The earliest known and partly still available Germanic version of the Bible was the fourth century Gothic translation of Wulfila (c. 311–380). This version, translated primarily from the Greek, recorded or established much of the Germanic Christian vocabulary that is still in use today. There were Bible translations present in manuscript form at a considerable scale already in the thirteenth and the fourteenth century (e.g. the New Testament in the Augsburger Bible of 1350 and the Old Testament in the Wenceslas Bible of 1389). There are still approximately 1,000 manuscripts or manuscript fragments of Medieval German Bible translations extant.

===Printed Bibles===
There is ample evidence for the general use of the entire vernacular German Bible in the fifteenth century. In 1466, before Martin Luther was even born, Johannes Mentelin printed the Mentel Bible, a High German vernacular Bible, at Strasbourg. This edition was based on a no-longer-extant fourteenth-century manuscript translation of the Vulgate from the area of Nuremberg. By 1518, it had been reprinted at least 13 times.

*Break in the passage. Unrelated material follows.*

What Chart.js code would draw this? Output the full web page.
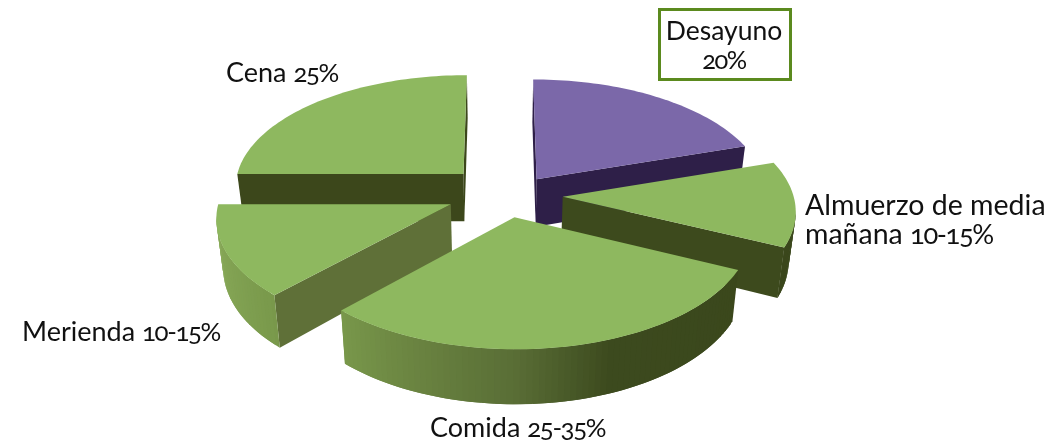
<!DOCTYPE html>
<html>
<head>
<meta charset="utf-8">
<style>
  html, body { margin: 0; padding: 0; background: #fff; }
  #wrap { position: relative; width: 1049px; height: 445px; overflow: hidden; }
  .lab { position: absolute; white-space: nowrap; color: #111; line-height: 29px; font-family: Lato; font-feature-settings: "onum"; }
  .lab .n { font-size: 0.96em; letter-spacing: -1.4px; }
</style>
<script src="https://cdn.jsdelivr.net/npm/chart.js@4"></script>
</head>
<body>
<div id="wrap"><canvas id="pie" width="1049" height="445"></canvas></div>
<script>
const categories = ["Desayuno", "Almuerzo de media mañana", "Comida", "Merienda", "Cena"];
const shares = [20, 12, 30, 13, 25];
const explode = [51, 51, 51, 51, 51];

// slice colours
const topColors = ["#7b68a9", "#8eb85f", "#8eb85f", "#8eb85f", "#8eb85f"];
const cutColors = ["#2e1f48", "#3d4a1d", "#3d4a1d", "#5f7038", "#3c471b"];

// labels sit around the pie by hand, as in the original slide
const labelLines = [["Desayuno", "20%"], ["Almuerzo de media", "mañana 10-15%"], ["Comida 25-35%"], ["Merienda 10-15%"], ["Cena 25%"]];
const labelX = [724, 805, 430, 22, 226];
const labelY = [16, 190, 412, 316, 57];
const labelSize = [26.5, 28.5, 27, 27, 27];
const labelAlign = ["center", "left", "left", "left", "left"];

// 3D view
const view = { cx: 500, cy: 192, k: 0.49, persp: 0.00045, radius: 230, depth: 48, pull: 0.0005 };
const nudgeX = [2, 3, 3, 6, 5];
const nudgeY = [22, 6, -8, 1, 5];

// outer wall shade along the angle (degrees from 12 o'clock)
const wallStops = [[90, [58, 70, 27]], [158, [60, 74, 30]], [180, [90, 110, 54]], [225, [122, 154, 76]], [270, [141, 174, 93]]];

function wallColor(index, deg) {
  if (index === 0) return "#2e1f48";
  if (deg <= wallStops[0][0]) return "rgb(" + wallStops[0][1] + ")";
  for (let i = 1; i < wallStops.length; i++) {
    const [d0, c0] = wallStops[i - 1];
    const [d1, c1] = wallStops[i];
    if (deg <= d1) {
      const t = (deg - d0) / (d1 - d0);
      return "rgb(" + c0.map((c, n) => Math.round(c + (c1[n] - c) * t)) + ")";
    }
  }
  return "rgb(" + wallStops[wallStops.length - 1][1] + ")";
}

function project(x, y, z) {
  const s = 1 / (1 - view.persp * y);
  const shrink = 1 - z * view.pull;
  return { x: view.cx + x * s * shrink, y: view.cy + view.k * y * s + z * s };
}

function fillPoly(ctx, pts, color) {
  ctx.beginPath();
  pts.forEach((p, i) => (i ? ctx.lineTo(p.x, p.y) : ctx.moveTo(p.x, p.y)));
  ctx.closePath();
  ctx.fillStyle = color;
  ctx.fill();
}

function drawSlice(ctx, arc, index) {
  const { startAngle, endAngle, outerRadius, options } = arc;
  const f = view.radius / outerRadius;
  const mid = (startAngle + endAngle) / 2;
  const ax = Math.cos(mid) * options.offset * f + nudgeX[index];
  const ay = Math.sin(mid) * options.offset * f + nudgeY[index];

  const steps = Math.ceil((endAngle - startAngle) * 40);
  const rim = [];
  for (let i = 0; i <= steps; i++) {
    const a = startAngle + (endAngle - startAngle) * i / steps;
    rim.push({ a, x: ax + Math.cos(a) * view.radius, y: ay + Math.sin(a) * view.radius });
  }
  const first = rim[0], last = rim[rim.length - 1];
  const wall = (p, q, color) => fillPoly(ctx, [project(p.x, p.y, 0), project(q.x, q.y, 0), project(q.x, q.y, view.depth), project(p.x, p.y, view.depth)], color);

  const apex = { x: ax, y: ay };
  if (project(first.x, first.y, 0).x < project(ax, ay, 0).x) wall(apex, first, cutColors[index]);
  if (project(ax, ay, 0).x < project(last.x, last.y, 0).x) wall(last, apex, cutColors[index]);
  // each strip runs a little under the next one, so no seams show
  for (let i = 0; i < steps; i++) {
    const p = rim[i], q = rim[i + 1], over = rim[Math.min(i + 2, steps)];
    if (project(q.x, q.y, 0).x < project(p.x, p.y, 0).x) {
      wall(p, over, wallColor(index, ((p.a + Math.PI / 2) * 180) / Math.PI));
    }
  }
  fillPoly(ctx, [apex, ...rim].map(p => project(p.x, p.y, 0)), topColors[index]);
}

const pie3d = {
  id: "pie3d",
  beforeDatasetsDraw(chart) {
    const ctx = chart.ctx;
    const arcs = chart.getDatasetMeta(0).data;
    const order = arcs.map((arc, i) => i).sort((a, b) => Math.sin((arcs[a].startAngle + arcs[a].endAngle) / 2) - Math.sin((arcs[b].startAngle + arcs[b].endAngle) / 2));
    ctx.save();
    order.forEach(i => drawSlice(ctx, arcs[i], i));
    ctx.restore();
    return false;
  }
};

new Chart(document.getElementById("pie"), {
  type: "pie",
  data: {
    labels: categories,
    datasets: [{
      data: shares,
      offset: explode,
      backgroundColor: topColors,
      borderWidth: 0
    }]
  },
  options: {
    responsive: false,
    animation: false,
    events: [],
    plugins: { legend: { display: false }, tooltip: { enabled: false } }
  },
  plugins: [pie3d]
});

// text labels
const wrap = document.getElementById("wrap");
labelLines.forEach((lines, i) => {
  const el = document.createElement("div");
  el.className = "lab";
  el.style.left = labelX[i] + "px";
  el.style.top = labelY[i] + "px";
  el.style.fontSize = labelSize[i] + "px";
  el.style.textAlign = labelAlign[i];
  if (labelAlign[i] === "center") el.style.transform = "translateX(-50%)";
  el.innerHTML = lines.map(line => line.replace(/[\d\-%]+/, m => '<span class="n">' + m + "</span>")).join("<br>");
  wrap.appendChild(el);
});
const box = document.createElement("div");
box.style.cssText = "position:absolute;left:658px;top:8px;width:128px;height:67px;border:3px solid #5b8a1e;";
wrap.appendChild(box);
</script>
</body>
</html>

The Sensenschmidt Bible was published around 1476‒1478. In 1478–1479, two editions were published in Cologne, one in the Low Rhenish dialect and another in Low Saxon. In 1483, the Koberger was printed . In 1494, another Low German Bible was published in the dialect of Lübeck, and in 1522, the last pre-Lutheran Bible, the Low Saxon Halberstadt Bible was published.

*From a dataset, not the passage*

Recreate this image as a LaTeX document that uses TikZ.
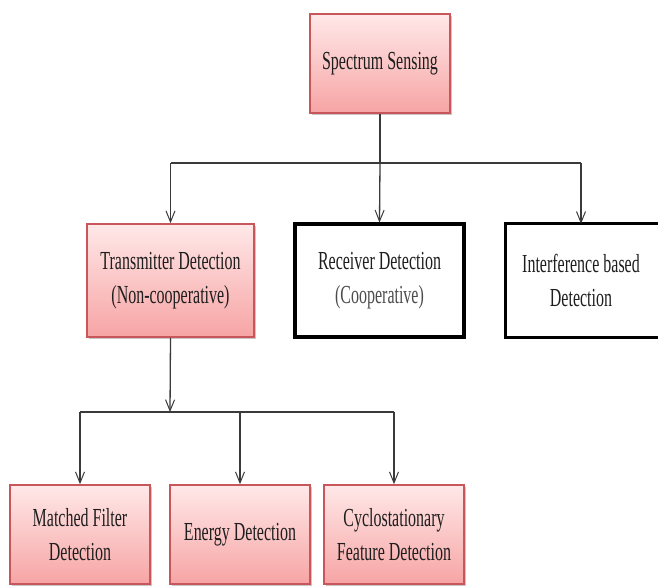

In 1477, in Delft, Holland, an Old Testament (except the Psalms) was printed in Middle Dutch. An accompanying New Testament seems to have been lost.

In total, there were at least eighteen Catholic complete German Bible editions, ninety editions in the vernacular of the Gospels and the readings of the Sundays and Holy Days, and some fourteen German Psalters by the time Luther first published his own New Testament translation. An Anabaptist translation of the Prophets by Ludwig Hetzer and Hans Denck was published at Worms in 1529.

==== Overview of the German Bibles before Luther ====

| Name | Year | Place of printing | Printer/Illustrator | Chronological order |
| Mentelin-Bibel | 1466 | Straßburg | Johannes Mentelin | 1. |
| Eggestein-Bibel | vor 1470 | Straßburg | Heinrich Eggestein | 2. |
| Zainer-Bibel | 1475 | Augsburg | Günther Zainer | 3./4. |
| Pflanzmann-Bibel | 1475 | Augsburg | Jodocus Pflanzmann | 4./3. |
| Sensenschmidt-Bibel | 1476–78 | Nürnberg | Andreas Frisner, Johann Sensenschmidt | 5. |
| Zainer-Bibel | 1477 | Augsburg | Günther Zainer | 6. |
| Sorg-Bibel | 1477 | Augsburg | Anton Sorg | 7. |
| Kölner Bibeln | 1478/79 | Köln | Heinrich Quentell oder Bartholomäus von Unckell | Low Rhenish |
| Kölner Bibeln | 1478/79 | Köln | Heinrich Quentell oder Bartholomäus von Unckell | Low Saxon |
| Sorg-Bibel | 1480 | Augsburg | Anton Sorg | 8. |
| Koberger-Bibel | 1483 | Nürnberg | Anton Koberger | 9. |
| Grüninger-Bibel | 1485 | Straßburg | Johann Grüninger | 10. |
| Schönsperger-Bibel | 1487 | Augsburg | Johann Schönsperger d. Ä. | 11. |
| Schönsperger-Bibel | 1490 | Augsburg | Johann Schönsperger d. Ä. | 12. |
| Lübecker Bibel (1494) | 1494 | Lübeck | Steffen Arndes/Meister der Lübecker Bibel | Low Saxon |
| Otmar-Bibel | 1507 | Augsburg | Johann Otmar | 13. |
| Otmar-Bibel | 1518 | Augsburg | Silvan Otmar | 14. |
| Halberstädter Bibel | 1522 | Halberstadt | Lorenz Stuchs | Low Saxon |

==Luther's Bible==

The most important and influential translation of the Bible into German is the Luther Bible: the initial New Testament was released in 1522 (the "September Bible"); this was the first German translation notionally from (Erasmus') Greek and not translated only from the Latin Vulgate. Translations of Old Testament books were released incrementally, completed in 1534, again with reference to the Hebrew.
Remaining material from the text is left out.